The State's final witness, Dr. Jensen, is a licensed psychologist who testified that he does use actuarial instruments. However, he explained that he uses them only after he has completed his evaluation, arrived at his opinion, and prepared his written report. He reviewed the actuarial instruments he administered to Green and explained the results produced by each. He also elaborated about the shortcomings and deficiencies of each instrument and testified that he would never use them alone and that they cannot predict behavior of a particular individual. Of significance is his testimony that, after his face-to-face evaluation of Green and his review of the written materials and records provided to him, but before he administered any actuarial instruments, "I had a very *354 clear-it seemed almost open and shut to me-opinion about [Green's] likelihood of recidivating in a sexually violent manner." Dr. Jensen's opinion was that Green "presents a very high risk."

Green presented the testimony of two witnesses, both of whom are mental health experts. Both witnesses primarily testified about the use of actuarial instruments and why they believe these instruments lack sufficient reliability to be used in assessing risk of reoffending. They explained the deficiencies and limitations of various instruments and noted their lack of sufficient testing and peer review. Neither expert evaluated Green and, thus, offered no opinion concerning Green's risk of future dangerousness.

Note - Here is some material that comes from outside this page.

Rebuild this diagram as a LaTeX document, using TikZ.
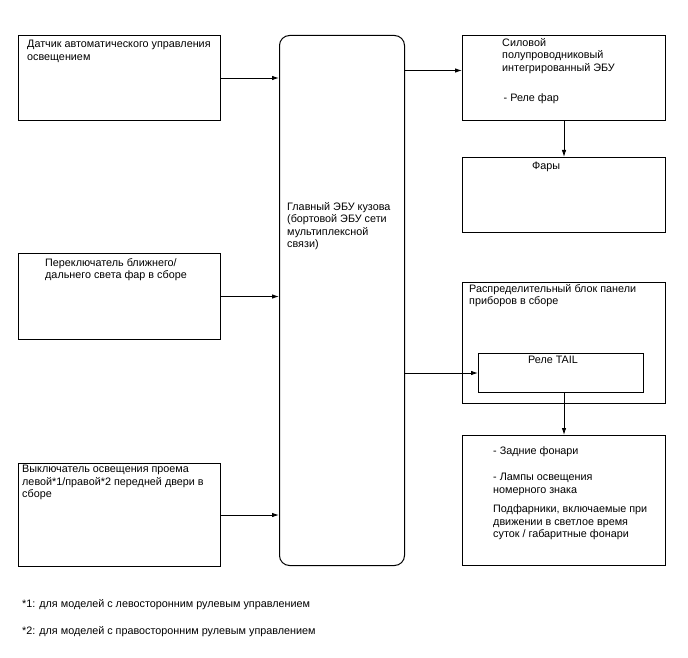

In sum, the evidence presented to the jury consisted of the testimony of five expert witnesses, only two of whom rendered an opinion regarding Green's risk of reoffending. One believed that the risk was "high" and the other found it to be "very high." Only one of these two experts actually administered and considered the results from actuarial instruments. However, he did so after he had completed the formulation of his "almost open and shut" opinion that Green presented a "very high risk." Green presented no countervailing opinions. And, while Green's counsel discussed actuarial instruments in his closing argument, the State did not. Nor were they mentioned in the trial court's instructions to the jury. On this record, we conclude that if the admission of testimony regarding the use of actuarial instruments by Dr. Jensen was error, it was harmless.

Affirmed.

BLUE, C.J., and PARKER, J., concur.

NOTES

[1] Frye v. United States, 293 F. 1013 (D.C.Cir. 1923).